October 8, 2017
by David Patrick Stearns, Music Critic
Philadelphia Inquirer
Full Article

The coincidence couldn’t have been planned.
Outfest 2017 was throbbing away on 12th Street on Sunday afternoon while retired Congressman Barney Frank, whose work helped bring public LGBT activities into the mainstream, was a few blocks away at the Kimmel Center, having been tapped as an unconventional narrator for an offbeat piece of jazz/orchestra music, Gunther Schuller’s Journey Into Jazz.
The occasion was a concert by Chamber Orchestra First Editions, whose mission is both modern music and early Mozart, cheek by jowl, founded and directed by James Freeman. Both Freeman and Frank were classmates at Harvard, and while looking for a narrator for Schuller, Freeman speculated that Frank might have the time available after retiring from about four decades of public life in the Democratic Party. And there he was on the Perelman Theater stage for the third in a series of Philadelphia-area concerts.
The Sunday performance was a success. Schuller’s piece tells the story of a misfit kid trumpeter who evolves into a jazz Jedi, accompanied by a symphonic jazz panorama that felt so fresh you’d never guess the piece was written in 1962. The piece benefited by the gravel that Frank’s voice has acquired over the years, and his bluff, no-nonsense manner plus regional accent (New Jersey) assured that the story would never lapse into sentimentality.
But, at age 77, does Frank have a new career path? Nah. Though he seems perfectly at home in front of an audience, he isn’t a performer, but a get-down-to-business guy who probably is not about to master a more artificial style of presentation. And would we want him to? He is who he is, and has basically lived the message of Schuller’s Journey Into Jazz, which is “be yourself.”
As a companion piece to Schuller, Gabriel Globus-Hoenich’s Shattered Stones, a work for jazz quintet and string orchestra commissioned for the concert, arrives in an era when jazz-symphonic synthesis is no longer rocket science. This piece favored the jazz quintet over the orchestra — fine! — and succeeded as much on the charisma of the performers as the music itself.
Mozart would seem to be an incongruous presence here, but was wisely positioned at the top of the concert (Piano Concerto No. 12, K. 414) and at the end (Symphony No. 29 K. 201). The concerto went well enough with Swarthmore faculty member Andrew Hauze and First Editions associate conductor Heidi Jacob, though Hauze’s piano technique isn’t refined enough to make every note count in Mozart. Also, the middle movement’s unusually slow tempo enlarged the expressive playing field in ways the performers didn’t justify.

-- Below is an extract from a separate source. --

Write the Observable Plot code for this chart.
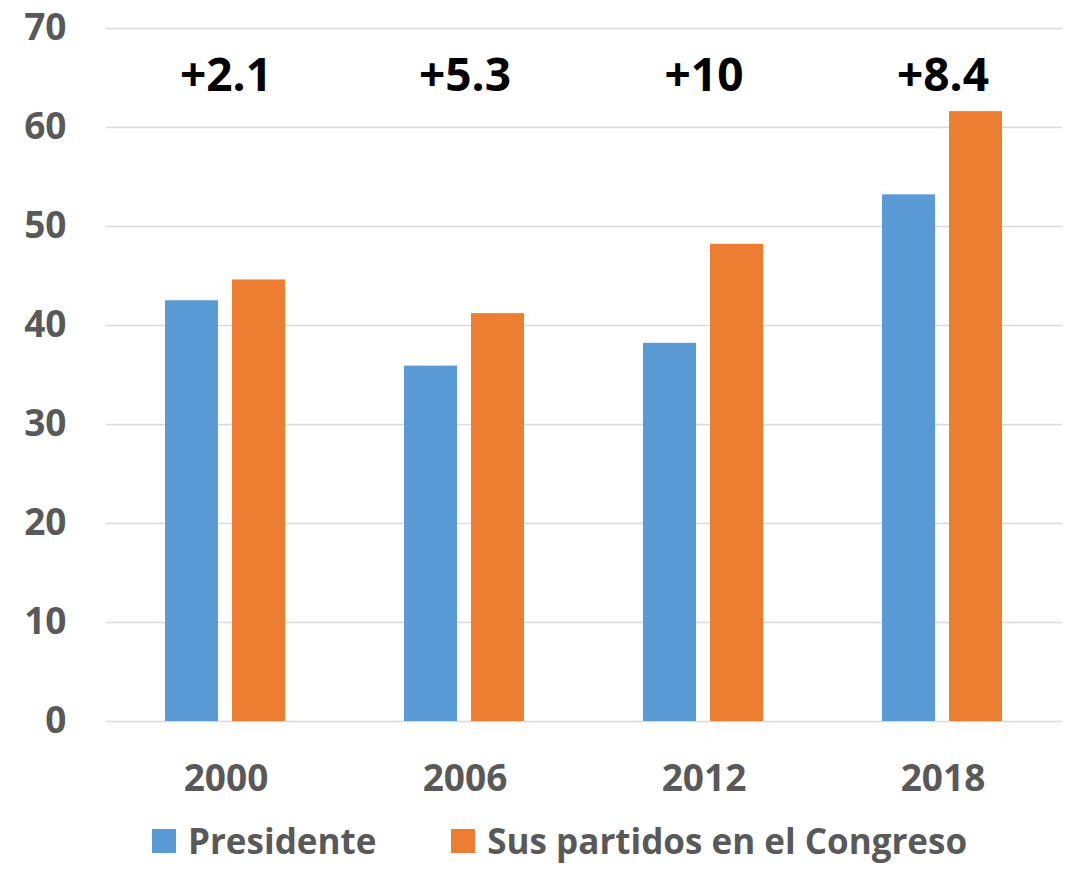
<!DOCTYPE html>
<html><head><meta charset="utf-8">
<script src="https://cdn.jsdelivr.net/npm/d3@7"></script>
<script src="https://cdn.jsdelivr.net/npm/@observablehq/plot@0.6"></script>
<style>
body{margin:0;background:#fff;font-family:"Open Sans",sans-serif;}
.lg-swatches{font-family:"Open Sans",sans-serif !important;font-size:35px !important;font-weight:700 !important;color:#595959 !important;margin:9px 0 0 152px !important;line-height:1.25 !important;}
.lg-swatches-wrap{min-height:0 !important;}
.lg-swatch{margin-right:75px !important;}
.lg-swatch > svg{margin-right:12px !important;}
</style></head><body><div id="chart"></div><script>
const years = ["2000","2006","2012","2018"];
const series = ["Presidente","Sus partidos en el Congreso"];
const presidente = [42.5,35.9,38.2,53.2];
const congreso = [44.6,41.2,48.2,61.6];
const diffLabels = ["+2.1","+5.3","+10","+8.4"];
const colors = ["#5B9BD5","#ED7D31"];
const yTicks = [0,10,20,30,40,50,60,70];
const labelLevel = 65.2;

const data = [];
years.forEach((yr,i)=>{
  data.push({year:yr, series:series[0], value:presidente[i]});
  data.push({year:yr, series:series[1], value:congreso[i]});
});
const labelData = years.map((yr,i)=>({year:yr, label:diffLabels[i], level:labelLevel}));

const chart = Plot.plot({
  width:1066, height:810,
  marginLeft:105, marginRight:4, marginTop:28, marginBottom:89,
  style:{fontFamily:"'Open Sans', sans-serif", fontSize:"37px", fontWeight:700, color:"#595959", background:"#fff", overflow:"visible"},
  fx:{domain:years, padding:0, label:null, axis:"bottom", tickSize:0, tickPadding:43},
  x:{domain:series, axis:null, paddingInner:0.206, paddingOuter:0.862},
  y:{domain:[0,70], ticks:yTicks, label:null, tickSize:0, tickPadding:40},
  color:{domain:series, range:colors},
  marks:[
    Plot.gridY(yTicks,{stroke:"#d9d9d9", strokeOpacity:1, strokeWidth:1.5}),
    Plot.barY(data,{fx:"year", x:"series", y:"value", fill:"series"}),
    Plot.text(labelData,{fx:"year", y:"level", text:"label", fill:"#000", fontSize:46, fontWeight:700})
  ]
});
document.getElementById("chart").appendChild(chart);
const lg = Plot.legend({color:{domain:series, range:colors}, legend:"swatches", swatchSize:24, className:"lg"});
document.getElementById("chart").appendChild(lg);
</script></body></html>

The symphony was quite a different story. Though his public life has been mainly with modern music, Freeman is hugely passionate about Mozart in general and this symphony in particular, projecting a ruggedly dramatic point of view and a sound world that’s distinctive to this piece. Whatever his tempo choices, they came off as electric. He also drew from his players a level of playing and exterior polish that I wish the higher-profile Chamber Orchestra of Philadelphia could achieve in this repertoire.